Recorded information:
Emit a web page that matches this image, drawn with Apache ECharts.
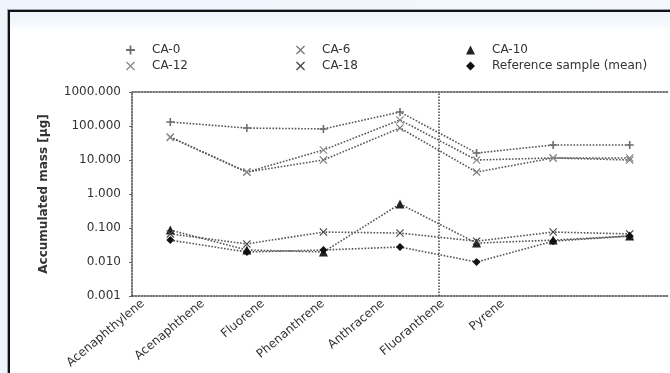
<!DOCTYPE html>
<html>
<head>
<meta charset="utf-8">
<script src="https://cdn.jsdelivr.net/npm/echarts@6/dist/echarts.min.js"></script>
<style>
  html, body { margin: 0; padding: 0; }
  body { width: 670px; height: 373px; overflow: hidden; position: relative;
         background: linear-gradient(90deg, #eef5fc, #f4f8fd); }
  #panel { position: absolute; left: 8px; top: 10px; width: 720px; height: 420px;
           border: 2px solid #111; box-shadow: -1px -1px 0 #9aa4ae;
           background: linear-gradient(180deg, #edf4fb 0px, #f6f9fd 14px, #ffffff 17px, #ffffff 100%); }
  #chart { position: absolute; left: 0; top: 0; width: 670px; height: 373px; }
</style>
</head>
<body>
<div id="panel"></div>
<div id="chart"></div>
<script>
const categories = ['Acenaphthylene', 'Acenaphthene', 'Fluorene', 'Phenanthrene', 'Anthracene', 'Fluoranthene', 'Pyrene'];
const seriesNames = ['CA-0', 'CA-6', 'CA-10', 'CA-12', 'CA-18', 'Reference sample (mean)'];
const ca0 = [131, 87, 82, 258, 16, 27.6, 27.6];
const ca6 = [47, 4.4, 10, 87, 4.4, 11.5, 10];
const ca10 = [0.087, 0.0225, 0.0197, 0.51, 0.036, 0.044, 0.058];
const ca12 = [47, 4.4, 19.7, 150, 10, 11.5, 11.5];
const ca18 = [0.067, 0.034, 0.076, 0.071, 0.041, 0.076, 0.067];
const reference = [0.044, 0.0197, 0.0225, 0.0276, 0.01, 0.041, 0.058];
const dividerAt = [4];

const X_SYM = 'path://M1,0 L5,4 L9,0 L10,1 L6,5 L10,9 L9,10 L5,6 L1,10 L0,9 L4,5 L0,1 Z';
const PLUS_SYM = 'path://M4,0 H6 V4 H10 V6 H6 V10 H4 V6 H0 V4 H4 Z';
const symbols = [PLUS_SYM, X_SYM, 'triangle', X_SYM, X_SYM, 'diamond'];
const colors = ['#6e6e6e', '#777777', '#222222', '#888888', '#444444', '#111111'];
const dataSets = [ca0, ca6, ca10, ca12, ca18, reference];
const axisColor = '#444';

const chart = echarts.init(document.getElementById('chart'), null, { renderer: 'canvas' });

const series = dataSets.map((d, i) => ({
  name: seriesNames[i],
  type: 'line',
  xAxisIndex: 0,
  yAxisIndex: 0,
  data: d,
  symbol: symbols[i],
  symbolSize: i === 2 ? 9 : 8,
  itemStyle: { color: colors[i] },
  lineStyle: { color: '#555', type: 'dotted', width: 1.6 },
  z: 3
}));

series.push({
  type: 'line', xAxisIndex: 3, yAxisIndex: 0, data: [], silent: true,
  markLine: {
    symbol: 'none', silent: true, label: { show: false },
    lineStyle: { color: axisColor, type: 'dotted', width: 1.5 },
    data: dividerAt.map(v => ({ xAxis: v }))
  }
});

const colLeft = [121, 291, 461];
const legends = seriesNames.map((n, i) => ({
  orient: 'horizontal',
  left: colLeft[i % 3],
  top: i < 3 ? 39 : 55,
  itemWidth: 9,
  itemHeight: 9,
  itemGap: 0,
  data: [{ name: n, icon: symbols[i] }],
  textStyle: { fontSize: 12, color: '#333', fontFamily: 'DejaVu Sans', padding: [0, 0, 0, 12] }
}));

chart.setOption({
  animation: false,
  backgroundColor: 'transparent',
  legend: legends,
  grid: [
    { left: 132, right: 2, top: 92, bottom: 77 },
    { left: 113, width: 420, top: 92, bottom: 77 }
  ],
  xAxis: [
    {
      type: 'category', gridIndex: 0, data: categories, boundaryGap: true,
      axisLine: { show: true, lineStyle: { color: axisColor, type: 'dotted', width: 1.5 } },
      axisTick: { show: false },
      axisLabel: { show: false },
      splitLine: { show: false }
    },
    {
      type: 'category', gridIndex: 0, data: categories, position: 'top',
      axisLine: { show: true, onZero: false, lineStyle: { color: axisColor, type: 'dotted', width: 1.5 } },
      axisTick: { show: false }, axisLabel: { show: false }, splitLine: { show: false }
    },
    {
      type: 'category', gridIndex: 1, data: categories, boundaryGap: true,
      axisLine: { show: false }, axisTick: { show: false }, splitLine: { show: false },
      axisLabel: { show: true, interval: 0, rotate: 40, fontSize: 12, color: '#333',
                   fontFamily: 'DejaVu Sans', margin: 6 }
    },
    {
      type: 'value', gridIndex: 0, min: 0, max: 7, show: false
    }
  ],
  yAxis: [
    {
      type: 'log', gridIndex: 0, logBase: 10, min: 0.001, max: 1000, interval: 1,
      name: 'Accumulated mass [µg]', nameLocation: 'middle', nameGap: 82,
      nameTextStyle: { fontSize: 12, fontWeight: 'bold', color: '#333', fontFamily: 'DejaVu Sans' },
      axisLine: { show: true, lineStyle: { color: axisColor, type: 'dotted', width: 1.5 } },
      axisTick: { show: true, length: 3, lineStyle: { color: '#666' } },
      minorTick: { show: false },
      splitLine: { show: false },
      axisLabel: { fontSize: 12, color: '#333', fontFamily: 'DejaVu Sans', margin: 11,
                   formatter: (v) => Number(v).toFixed(3) }
    },
    { type: 'value', gridIndex: 1, show: false }
  ],
  series: series
});
</script>
</body>
</html>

Task description:
Produce an exact copy of each line of data, skipping embedded images.

Task result:
Emit a web page that matches this image, drawn with Apache ECharts.
<!DOCTYPE html>
<html>
<head>
<meta charset="utf-8">
<script src="https://cdn.jsdelivr.net/npm/echarts@6/dist/echarts.min.js"></script>
<style>
  html, body { margin: 0; padding: 0; }
  body { width: 670px; height: 373px; overflow: hidden; position: relative;
         background: linear-gradient(90deg, #eef5fc, #f4f8fd); }
  #panel { position: absolute; left: 8px; top: 10px; width: 720px; height: 420px;
           border: 2px solid #111; box-shadow: -1px -1px 0 #9aa4ae;
           background: linear-gradient(180deg, #edf4fb 0px, #f6f9fd 14px, #ffffff 17px, #ffffff 100%); }
  #chart { position: absolute; left: 0; top: 0; width: 670px; height: 373px; }
</style>
</head>
<body>
<div id="panel"></div>
<div id="chart"></div>
<script>
const categories = ['Acenaphthylene', 'Acenaphthene', 'Fluorene', 'Phenanthrene', 'Anthracene', 'Fluoranthene', 'Pyrene'];
const seriesNames = ['CA-0', 'CA-6', 'CA-10', 'CA-12', 'CA-18', 'Reference sample (mean)'];
const ca0 = [131, 87, 82, 258, 16, 27.6, 27.6];
const ca6 = [47, 4.4, 10, 87, 4.4, 11.5, 10];
const ca10 = [0.087, 0.0225, 0.0197, 0.51, 0.036, 0.044, 0.058];
const ca12 = [47, 4.4, 19.7, 150, 10, 11.5, 11.5];
const ca18 = [0.067, 0.034, 0.076, 0.071, 0.041, 0.076, 0.067];
const reference = [0.044, 0.0197, 0.0225, 0.0276, 0.01, 0.041, 0.058];
const dividerAt = [4];

const X_SYM = 'path://M1,0 L5,4 L9,0 L10,1 L6,5 L10,9 L9,10 L5,6 L1,10 L0,9 L4,5 L0,1 Z';
const PLUS_SYM = 'path://M4,0 H6 V4 H10 V6 H6 V10 H4 V6 H0 V4 H4 Z';
const symbols = [PLUS_SYM, X_SYM, 'triangle', X_SYM, X_SYM, 'diamond'];
const colors = ['#6e6e6e', '#777777', '#222222', '#888888', '#444444', '#111111'];
const dataSets = [ca0, ca6, ca10, ca12, ca18, reference];
const axisColor = '#444';

const chart = echarts.init(document.getElementById('chart'), null, { renderer: 'canvas' });

const series = dataSets.map((d, i) => ({
  name: seriesNames[i],
  type: 'line',
  xAxisIndex: 0,
  yAxisIndex: 0,
  data: d,
  symbol: symbols[i],
  symbolSize: i === 2 ? 9 : 8,
  itemStyle: { color: colors[i] },
  lineStyle: { color: '#555', type: 'dotted', width: 1.6 },
  z: 3
}));

series.push({
  type: 'line', xAxisIndex: 3, yAxisIndex: 0, data: [], silent: true,
  markLine: {
    symbol: 'none', silent: true, label: { show: false },
    lineStyle: { color: axisColor, type: 'dotted', width: 1.5 },
    data: dividerAt.map(v => ({ xAxis: v }))
  }
});

const colLeft = [121, 291, 461];
const legends = seriesNames.map((n, i) => ({
  orient: 'horizontal',
  left: colLeft[i % 3],
  top: i < 3 ? 39 : 55,
  itemWidth: 9,
  itemHeight: 9,
  itemGap: 0,
  data: [{ name: n, icon: symbols[i] }],
  textStyle: { fontSize: 12, color: '#333', fontFamily: 'DejaVu Sans', padding: [0, 0, 0, 12] }
}));

chart.setOption({
  animation: false,
  backgroundColor: 'transparent',
  legend: legends,
  grid: [
    { left: 132, right: 2, top: 92, bottom: 77 },
    { left: 113, width: 420, top: 92, bottom: 77 }
  ],
  xAxis: [
    {
      type: 'category', gridIndex: 0, data: categories, boundaryGap: true,
      axisLine: { show: true, lineStyle: { color: axisColor, type: 'dotted', width: 1.5 } },
      axisTick: { show: false },
      axisLabel: { show: false },
      splitLine: { show: false }
    },
    {
      type: 'category', gridIndex: 0, data: categories, position: 'top',
      axisLine: { show: true, onZero: false, lineStyle: { color: axisColor, type: 'dotted', width: 1.5 } },
      axisTick: { show: false }, axisLabel: { show: false }, splitLine: { show: false }
    },
    {
      type: 'category', gridIndex: 1, data: categories, boundaryGap: true,
      axisLine: { show: false }, axisTick: { show: false }, splitLine: { show: false },
      axisLabel: { show: true, interval: 0, rotate: 40, fontSize: 12, color: '#333',
                   fontFamily: 'DejaVu Sans', margin: 6 }
    },
    {
      type: 'value', gridIndex: 0, min: 0, max: 7, show: false
    }
  ],
  yAxis: [
    {
      type: 'log', gridIndex: 0, logBase: 10, min: 0.001, max: 1000, interval: 1,
      name: 'Accumulated mass [µg]', nameLocation: 'middle', nameGap: 82,
      nameTextStyle: { fontSize: 12, fontWeight: 'bold', color: '#333', fontFamily: 'DejaVu Sans' },
      axisLine: { show: true, lineStyle: { color: axisColor, type: 'dotted', width: 1.5 } },
      axisTick: { show: true, length: 3, lineStyle: { color: '#666' } },
      minorTick: { show: false },
      splitLine: { show: false },
      axisLabel: { fontSize: 12, color: '#333', fontFamily: 'DejaVu Sans', margin: 11,
                   formatter: (v) => Number(v).toFixed(3) }
    },
    { type: 'value', gridIndex: 1, show: false }
  ],
  series: series
});
</script>
</body>
</html>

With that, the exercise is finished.